Prawie rok...
Dokładnie rok temu odebraliśmy dziennik budowy i wtedy wszystko się zaczęło... Troszkę sie chyba wzruszyłam... Obecnie kończymy ogrzewanie podłogowe i instalację wodno-kanalizacyjną i czekamy na posadzki. Może w weekend??
Dokładnie rok temu odebraliśmy dziennik budowy i wtedy wszystko się zaczęło... Troszkę sie chyba wzruszyłam... Obecnie kończymy ogrzewanie podłogowe i instalację wodno-kanalizacyjną i czekamy na posadzki. Może w weekend??
W końcu udało się podłączyć wodę. Panowie z RUK byli bardzo mili i uwinęli się w parę godzin. A i tynki już skończone, teraz szykujemy się do układania instalacji wodnej i C.O. Czeka nas kilka trudnych wyborów, nie mamy pojęcia jaki kupić piec. Chcemy piec na pelet, tylko jaki???
Tynki się robią a w tzw. międzyczasie przyjechały drzwi zewnętrzne... Cieszyłam się jak dziecko z nowej zabawki :)
Pomimo trzaskających mrozów doczekaliśmy się instalacji elektrycznej. Teraz z utęsknieniem czekamy na ocieplenie klimatu i zaczynamy tynki, już nie mogę się doczekać... Wiosna !!! gdzie jesteś!!

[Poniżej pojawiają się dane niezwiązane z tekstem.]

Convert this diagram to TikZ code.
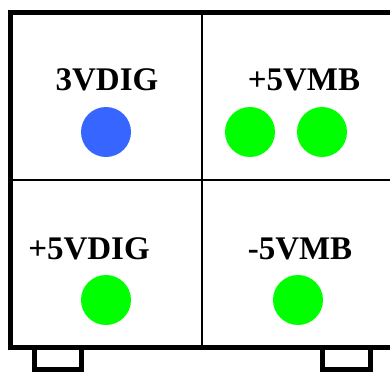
\documentclass[tikz,border=0pt]{standalone}
\usepackage{fontspec}
\setmainfont{Liberation Serif}
\usetikzlibrary{positioning}

\definecolor{ledG}{RGB}{0,255,0}
\definecolor{ledB}{RGB}{54,102,255}
\tikzset{
    railname/.style={font=\fontsize{33}{36}\selectfont\bfseries, inner sep=0pt},
    ledgreen/.style={circle, fill=ledG, minimum size=50pt, inner sep=0pt},
    ledblue/.style={circle, fill=ledB, minimum size=50pt, inner sep=0pt}
}

\begin{document}
\begin{tikzpicture}[x=1pt, y=-1pt]
    \useasboundingbox (0,0) rectangle (390,372);
    \clip (0,0) rectangle (390,372);

    % Panel frame and dividers
    \draw[line width=5pt] (10,12.5) rectangle (420,347.5);
    \draw[line width=2pt] (202,12.5) -- (202,347.5);
    \draw[line width=2pt] (10,180) -- (420,180);

    % Feet
    \draw[line width=4.5pt] (34.5,347.5) rectangle (81.5,369.5);
    \draw[line width=4.5pt] (322.5,347.5) rectangle (370.5,369.5);

    % Labels
    \node[railname] (dig3) at (107,80) {3VDIG};
    \node[railname] (mbp5) at (304,80) {+5VMB};
    \node[railname] (digp5) at (89,249) {+5VDIG};
    \node[railname] (mbn5) at (300,249) {-5VMB};

    % LEDs
    \node[ledblue] (led1) at (106,132) {};
    \node[ledgreen] (led2) at (250,132) {};
    \node[ledgreen] (led3) at (322,132) {};
    \node[ledgreen] (led4) at (106,300) {};
    \node[ledgreen] (led5) at (298,300) {};
\end{tikzpicture}
\end{document}
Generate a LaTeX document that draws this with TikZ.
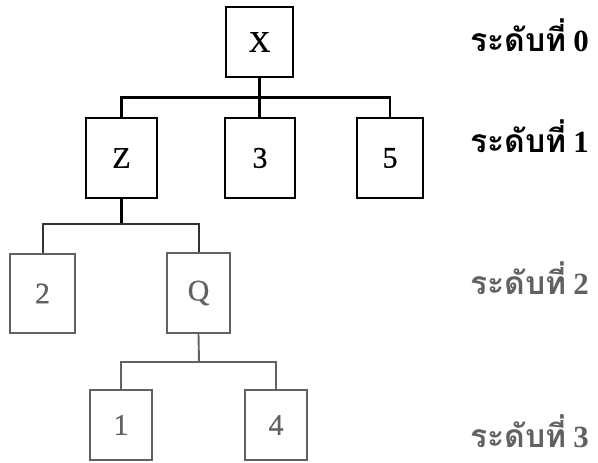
\documentclass[tikz,border=0pt]{standalone}
\usepackage{fontspec}
\setmainfont{Liberation Serif}
\newfontfamily\thaifont[Script=Thai]{Loma}
\newfontfamily\boxfont[FakeBold=0.6]{Liberation Serif}
\definecolor{lowink}{gray}{0.38}
\definecolor{midink}{gray}{0.2}
\tikzset{
  treebox/.style={rectangle, draw, inner sep=0pt, line width=2.2bp,
    font=\boxfont\fontsize{30}{32}\selectfont},
  lowbox/.style={treebox, draw=lowink, text=lowink, line width=1.9bp},
  link/.style={line width=2.2bp},
  lowlink/.style={lowink, line width=1.9bp},
  levellabel/.style={anchor=base west, inner sep=0pt,
    font=\fontsize{31}{34}\selectfont\bfseries}
}
\newcommand{\lvl}[1]{{\thaifont\fontsize{32}{34}\selectfont ระดับที่}\hspace{7bp}#1}
\begin{document}
\begin{tikzpicture}[x=1bp, y=-1bp]
  \useasboundingbox (0,0) rectangle (598,463);

  % level 0
  \node[treebox, minimum width=67bp, minimum height=70bp] (X) at (259.5,42) {X};
  % level 1
  \node[treebox, minimum width=71bp, minimum height=80bp] (Z) at (121.5,158) {Z};
  \node[treebox, minimum width=70bp, minimum height=80bp] (n3) at (260,158) {3};
  \node[treebox, minimum width=66bp, minimum height=80bp] (n5) at (390,158) {5};
  % level 2
  \node[lowbox, minimum width=65bp, minimum height=79bp] (n2) at (42.5,293.5) {2};
  \node[lowbox, minimum width=63bp, minimum height=80bp] (Q) at (198.5,293) {Q};
  % level 3
  \node[lowbox, minimum width=62bp, minimum height=70bp] (n1) at (121,425) {1};
  \node[lowbox, minimum width=62bp, minimum height=70bp] (n4) at (276,425) {4};

  % bus points
  \coordinate (b1) at (259.5,97.5);
  \coordinate (b2) at (121.5,224);
  \coordinate (b3) at (199,362);

  % connectors
  \draw[link] (X.south) -- (X.south |- n3.north);
  \draw[link] (Z.north) |- (b1) -| (n5.north);
  \draw[link] (Z.south) -- (b2);
  \draw[link, midink, line width=2bp] (n2.north) |- (b2) -| (Q.north);
  \draw[lowlink] (Q.south) -- (b3);
  \draw[lowlink] (n1.north) |- (b3) -| (n4.north);

  % level labels
  \node[levellabel] (L0) at (470,52) {\lvl{0}};
  \node[levellabel] (L1) at (470,153) {\lvl{1}};
  \node[levellabel, lowink] (L2) at (470,295) {\lvl{2}};
  \node[levellabel, lowink] (L3) at (470,447) {\lvl{3}};
\end{tikzpicture}
\end{document}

W tym roku byłam chyba bardzo grzeczna :) a Mikołaj bardzo hojny... Panowie się postarali i nasz Amor nie ma już przeciągów, mamy okna. Nie obyło się bez małych zgrzytów ale są i to jest najważniejsze. Czekamy jeszcze na drzwi wejściowe, ale mąż postarał się i zamontował tzw. tymczasowe hihi. Ale są!!